A quarter-century later, the aerospace industry is one of the Island’s largest exporters employing over 1,000 people, and Slemon Park is the hub.

Shawn McCarvill remembers the beginning well. Now the president of Slemon Park Corporation,  McCarvill was chief financial officer at the time of Slemon Park’s founding.

He says Slemon Park was born from the need to replace the hundreds of civilian and military jobs lost to the greater Summerside community when the federal government closed CFB Summerside.

“The closure was announced in 1989, Slemon Park Corporation was incorporated in 1991 and we took over the property in March 1992 – along with a five-year transitional fund,” McCarvill said.

The plan was to use the former base’s runways and hangar facilities to set up a fly-in, fly-out repair centre for aircraft. He said that aerospace and training have remained the pillars of Slemon Park’s success, but the facility has evolved even further as the years have progressed.

The original objective was to create 333 direct jobs by 1995, and it just kept going. There are over 1,000 people now working at Slemon Park– with most of those in the aerospace industry.

 “The development of the aerospace industry really proved to all of us that PEI can compete in non-traditional industries,” McCarvill said. “One of the reasons companies have had success is because of the highly productive workforce on PEI.”

 MDS Coatings, whose protective coatings guard against erosion and corrosion on compressors and aircraft engine parts, is among the companies that have found success at Slemon Park. Partner Phil Rodger says he has been happy with his company’s experience hiring and training Islanders for the aviation industry.

“We do a lot of training. For us the key thing is for potential candidates to have the right attitude, the willingness to join a team and to work hard,” Rodger said. “I think we have created a pretty stable work force with that.”

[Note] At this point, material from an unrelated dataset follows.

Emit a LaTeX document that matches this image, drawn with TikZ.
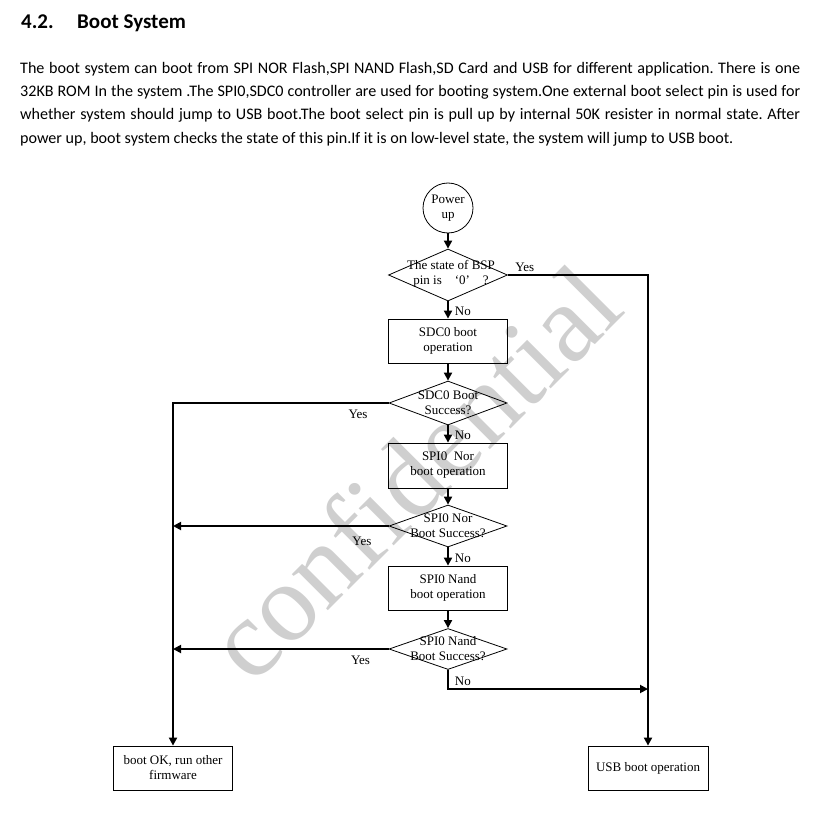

 His company set up shop on the Island as a sister company to an existing firm in the Ottawa area. “We looked at different jurisdictions, and at that time PEI was aggressively searching for companies to set up in Slemon Park. They had a very clear vision of what they wanted the park to be and were very focused on aerospace,” he said. “Slemon Park was by far the best offer we saw.”

McCarvill said he thinks the park will be a place for ongoing improvement and diversification.

 “When the base closed it was not good news, but we’ve produced something great here and the organizations that have established here have been successful in highly competitive industries. Government’s investment in this property has leveraged a great private sector commitment.”

The lasting legacy of Slemon Park

Slemon Park has achieved a successful transition from military to civilian use in the last 25 years. Its aerospace companies, training organizations, and other key exporters, have had positive impacts on the provincial and Canadian economies, including:

  • 1,000 employees working on the property, with an estimated annual payroll of $50 million
  • Enabling the creation of a new industry on PEI, which demonstrated that a small island economy can succeed in fostering economic activity in ‘non-traditional’ sectors
  • Establishing a hub for aerospace growth and development with a core of highly successful private sector companies
  • Becoming a location of choice for long-term multinational, innovative and export driven companies, such as Vector Aerospace (now StandardAero)  and Honeywell.
  • Creating a recognized destination for public safety and law enforcement training as the home of the Canadian Centre of Public Safety Excellence
  • Developing a full service business community including an open and accessible airport
  • Developing a great residential neighbourhood of Summerside consisting of 253 homes.

Slemon Park has been able to take full advantage of its airport, significant hangar space and other former air force base assets in responding to new and emerging conditions in a global economy.